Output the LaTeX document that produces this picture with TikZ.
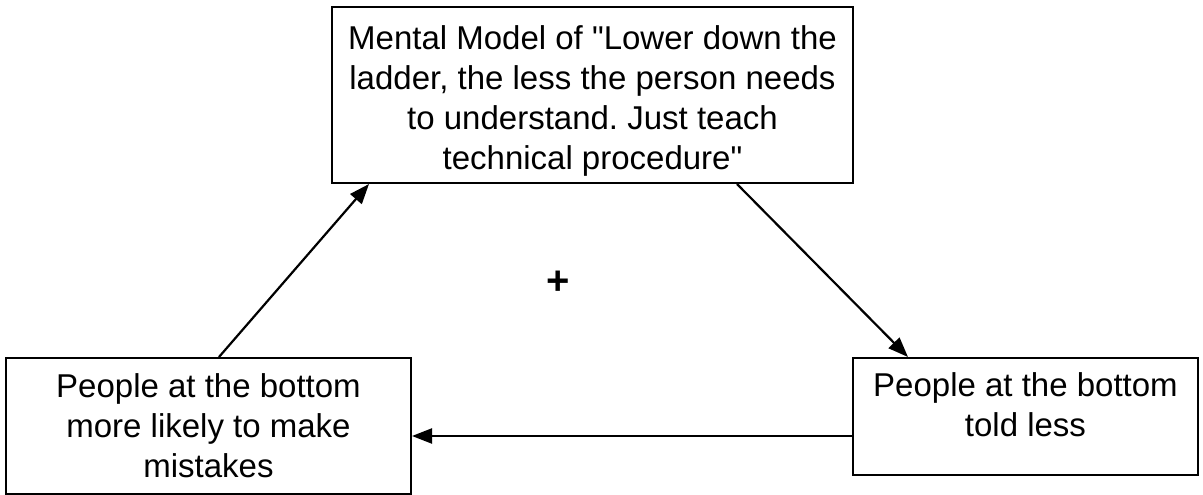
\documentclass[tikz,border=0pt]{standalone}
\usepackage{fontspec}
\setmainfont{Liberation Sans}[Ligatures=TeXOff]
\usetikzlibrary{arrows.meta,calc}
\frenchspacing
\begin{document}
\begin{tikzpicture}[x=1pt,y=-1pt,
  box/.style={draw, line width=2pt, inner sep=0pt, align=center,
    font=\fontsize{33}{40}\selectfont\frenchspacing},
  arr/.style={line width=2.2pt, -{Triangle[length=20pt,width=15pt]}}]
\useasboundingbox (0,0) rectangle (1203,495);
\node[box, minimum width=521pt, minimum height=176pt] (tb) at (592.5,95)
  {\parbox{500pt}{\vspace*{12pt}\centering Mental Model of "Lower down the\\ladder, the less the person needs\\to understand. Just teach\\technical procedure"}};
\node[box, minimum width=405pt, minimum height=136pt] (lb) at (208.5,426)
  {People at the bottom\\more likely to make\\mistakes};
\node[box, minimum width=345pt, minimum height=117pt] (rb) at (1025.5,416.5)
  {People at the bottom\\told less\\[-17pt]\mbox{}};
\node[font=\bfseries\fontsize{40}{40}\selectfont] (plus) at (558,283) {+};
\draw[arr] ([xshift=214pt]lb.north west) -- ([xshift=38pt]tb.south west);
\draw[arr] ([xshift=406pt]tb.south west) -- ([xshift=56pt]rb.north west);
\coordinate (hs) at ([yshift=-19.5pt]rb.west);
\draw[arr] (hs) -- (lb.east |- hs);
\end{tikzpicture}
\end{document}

######

> WHAT THE TASK ASKS:
Skip the images and write out the rest of the listing exactly.

> RESULT BELOW:
Output the LaTeX document that produces this picture with TikZ.
\documentclass[tikz,border=0pt]{standalone}
\usepackage{fontspec}
\setmainfont{Liberation Sans}[Ligatures=TeXOff]
\usetikzlibrary{arrows.meta,calc}
\frenchspacing
\begin{document}
\begin{tikzpicture}[x=1pt,y=-1pt,
  box/.style={draw, line width=2pt, inner sep=0pt, align=center,
    font=\fontsize{33}{40}\selectfont\frenchspacing},
  arr/.style={line width=2.2pt, -{Triangle[length=20pt,width=15pt]}}]
\useasboundingbox (0,0) rectangle (1203,495);
\node[box, minimum width=521pt, minimum height=176pt] (tb) at (592.5,95)
  {\parbox{500pt}{\vspace*{12pt}\centering Mental Model of "Lower down the\\ladder, the less the person needs\\to understand. Just teach\\technical procedure"}};
\node[box, minimum width=405pt, minimum height=136pt] (lb) at (208.5,426)
  {People at the bottom\\more likely to make\\mistakes};
\node[box, minimum width=345pt, minimum height=117pt] (rb) at (1025.5,416.5)
  {People at the bottom\\told less\\[-17pt]\mbox{}};
\node[font=\bfseries\fontsize{40}{40}\selectfont] (plus) at (558,283) {+};
\draw[arr] ([xshift=214pt]lb.north west) -- ([xshift=38pt]tb.south west);
\draw[arr] ([xshift=406pt]tb.south west) -- ([xshift=56pt]rb.north west);
\coordinate (hs) at ([yshift=-19.5pt]rb.west);
\draw[arr] (hs) -- (lb.east |- hs);
\end{tikzpicture}
\end{document}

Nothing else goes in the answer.